Y se otorga a Heracles, mitad hombre, mitad dios, la paternidad de las olimpiadas. Uniendo a los “hombres libres”, especialmente a la aristocracia esclavista, con la divinidad.

Patrocinado por el Estado, en los juegos antiguos solo podían participar los hombres, griegos y ciudadanos libres. Y su celebración idealizaba las virtudes militares, fuente de nuevos esclavos a través de la guerra y sostén del Estado a través de la organización de la milicia.

Estaban revestidos de un fuerte componente religioso, pero las olimpiadas, también en la Grecia clásica, hundían sus raíces en el orden social imperante.

Su defunción también es explicable en estos términos. Fueron abolidos por el emperador Teodosio en el 393 d.c. El cristianismo, transformado en ideología de Estado -y así será durante más de 1.000 años- consideraba inmoral la exhibición pública de los cuerpos desnudos de los atletas. El culto al cuerpo fue proscrito, había que encerrar a la carne en la cárcel del pecado.

Fue necesaria la caída del feudalismo, y la irrupción de la burguesía como clase dominante, para que las Olimpiadas resucitarán, pero bajo una sustancia muy diferente.

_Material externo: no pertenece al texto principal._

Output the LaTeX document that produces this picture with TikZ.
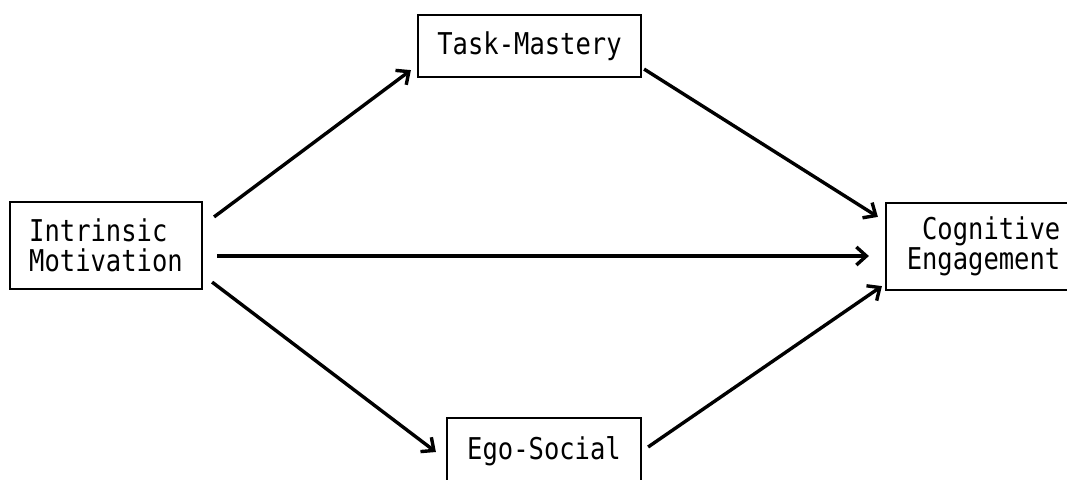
\documentclass[tikz,border=0pt]{standalone}
\usepackage{fontspec}
\usepackage{tikz}
\usetikzlibrary{arrows.meta}
\newfontfamily\typefont[FakeStretch=0.85]{DejaVu Sans Mono}
\newcommand{\boxfont}{\typefont\fontsize{30}{30}\selectfont}
\tikzset{%
	box/.style = { draw, line width=2.2pt, inner sep=0pt, font=\boxfont },
	link/.style = { line width=3.4pt, -{Straight Barb[length=10pt, width=18pt]} }
}
\begin{document}
\begin{tikzpicture}[x=1pt, y=-1pt]
	\useasboundingbox (0,0) rectangle (1067,479);
	% boxes
	\node[box, minimum width=192pt, minimum height=87pt, align=left] (im) at (106,245.5) {Intrinsic\\Motivation};
	\node[box, minimum width=223pt, minimum height=62pt] (tm) at (529.5,46) {Task-Mastery};
	\node[box, minimum width=194pt, minimum height=66pt] (es) at (544,451) {Ego-Social};
	\node[box, minimum width=195pt, minimum height=87pt, align=right] (ce) at (983.5,246.5) {Cognitive\\Engagement};
	% paths
	\draw[link] ([xshift=11pt, yshift=-16pt]im.north east) -- ([xshift=-6pt, yshift=8pt]tm.south west);
	\draw[link] ([xshift=2pt, yshift=9pt]tm.south east) -- ([xshift=-7pt, yshift=-15pt]ce.north west);
	\draw[link] ([xshift=14pt, yshift=-10.5pt]im.east) -- ([xshift=-16pt, yshift=-9.5pt]ce.west);
	\draw[link] ([xshift=9pt, yshift=8pt]im.south east) -- ([xshift=-10pt, yshift=-1pt]es.west);
	\draw[link] ([xshift=6pt, yshift=4pt]es.east) -- ([xshift=-3pt, yshift=5pt]ce.south west);
\end{tikzpicture}
\end{document}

Hoy el deporte se mide por un concepto inexistente en la antigüedad, el “récord”. No es suficiente con ganar. Es necesario ir permanentemente más lejos. El mismo lema olímpico lo proclama: Citius, Altius, Fortius -”más rápido, más alto, más fuerte”-.

La competencia propia del capitalismo, que obliga a ir siempre más allá, a revolucionar incesantemente las fuerzas productivas, condiciona nuestra concepción del deporte.

La “sociedad de consumo”, propia del capitalismo monopolista, permite que el deporte pase de ser una mera práctica lúdica a convertirse en un fenómeno social de primer orden.

La “globalización” que impone el capitalismo desde sus orígenes hace posible unos juegos verdaderamente universales.

Sobre estas bases surgen las olimpiadas modernas. Mucho más que deporte. Uno de los ejemplos más conseguidos de la cultura de masas.